Vidal Guzman, 60, a prominent Twin Cities public radio executive who championed diversity in media, died Monday evening in Puerto Rico while trying to save his 19-year-old son from nearly drowning, according to family members.
Guzman, 60, of Minneapolis, who worked as a senior manager at Public Radio International in Minneapolis, was visiting his wife's family on the island for Christmas and New Year's, his daughter, Marieli Guzman, said Wednesday.
Family members said they were on a beach near Manatí, about 50 minutes west of San Juan. Vidal Guzman III, the son, was trying to join his father in the water.

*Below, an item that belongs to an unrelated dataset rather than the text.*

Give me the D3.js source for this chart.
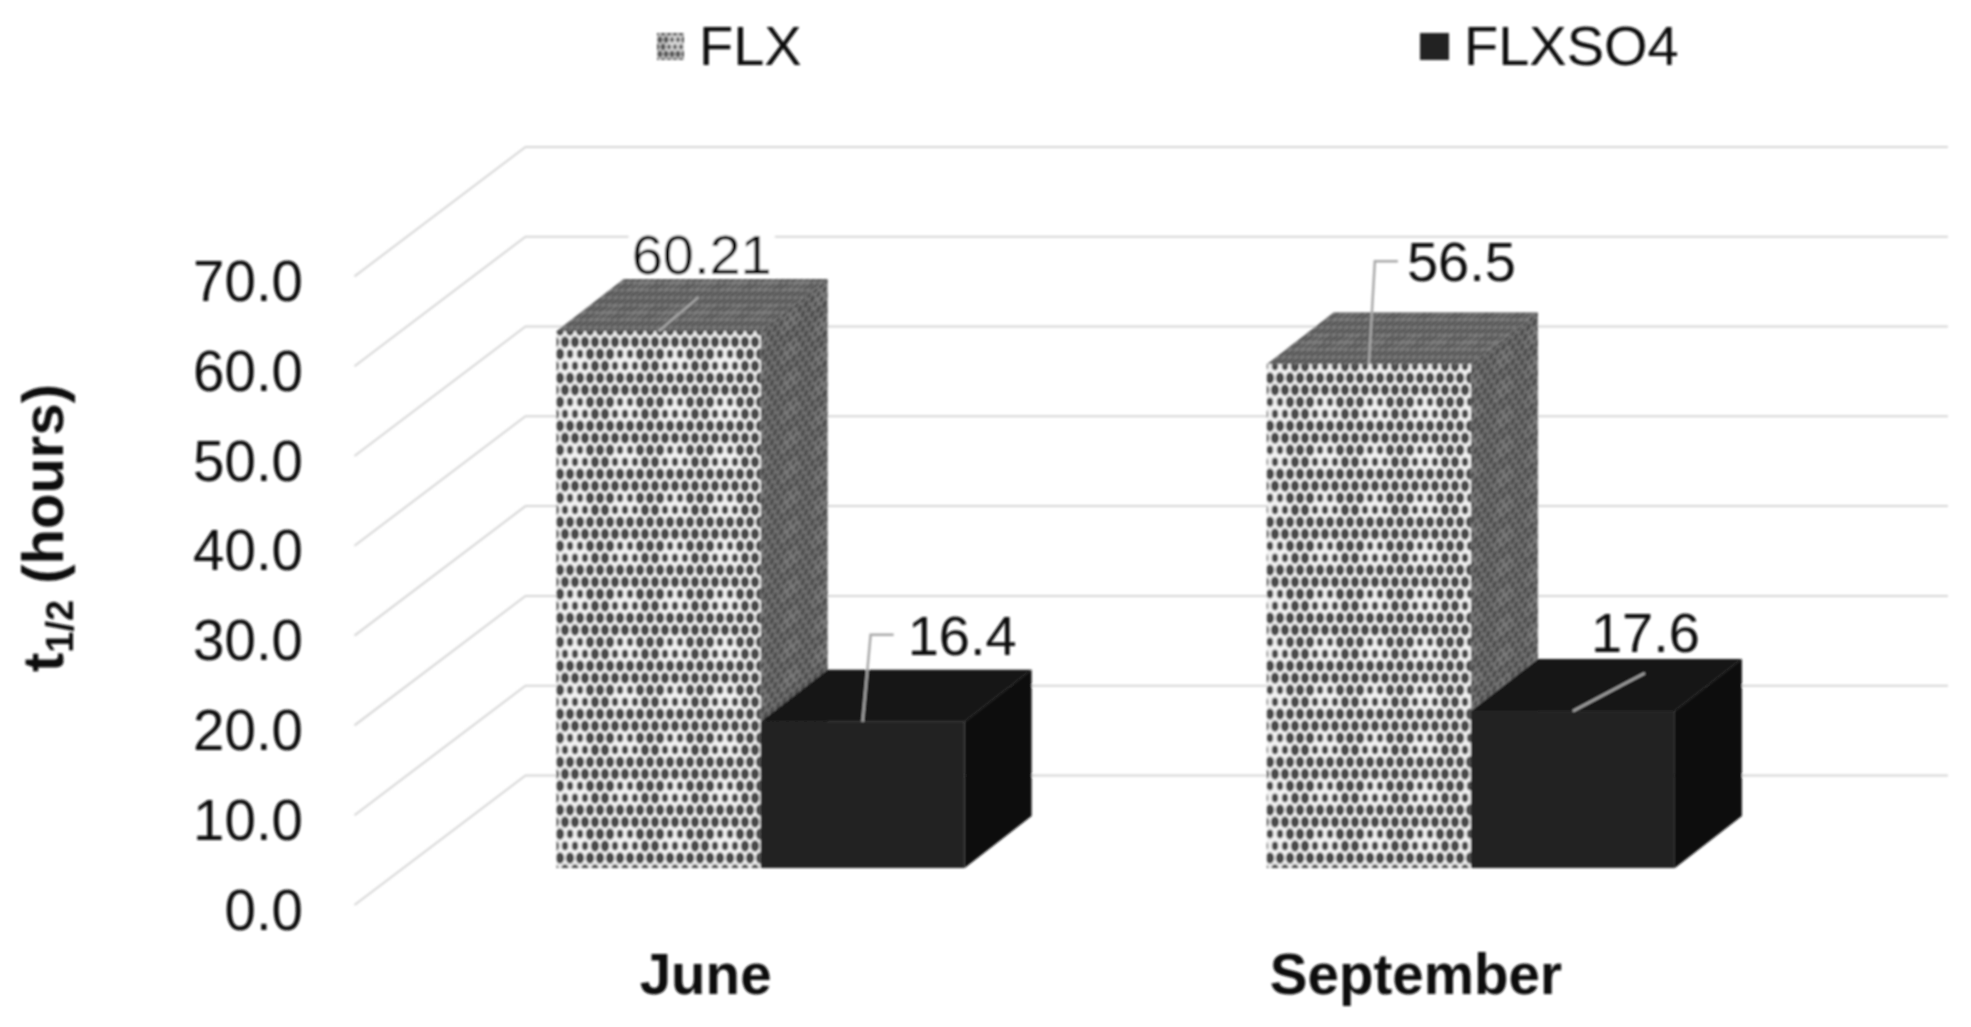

The younger Guzman swam out to his father as the waves "kept pounding us so hard," he said. As the men tried to get to shore, the younger man began to struggle, then "saw he was trying to come to me."
The son continued to make his way toward shore, which he was able to do. "It wasn't until I turned that he wasn't behind me," he said of his father.
Meanwhile, on the beach, his daughter saw several men running toward the water. They brought the elder Guzman to shore. Marieli Guzman, 28, a licensed practical nurse at Park Nicollet and a member of the Minnesota National Guard, rushed to try to revive her father, but he was unresponsive.
"I just tried to do CPR for as long as I could," she said.
Colleagues said Guzman was a champion in diversifying public radio and often spoke with station managers across the country and at industry conferences of the "importance and urgency of it," said Cathy Twiss, senior director of radio distribution at PRI and Guzman's immediate supervisor.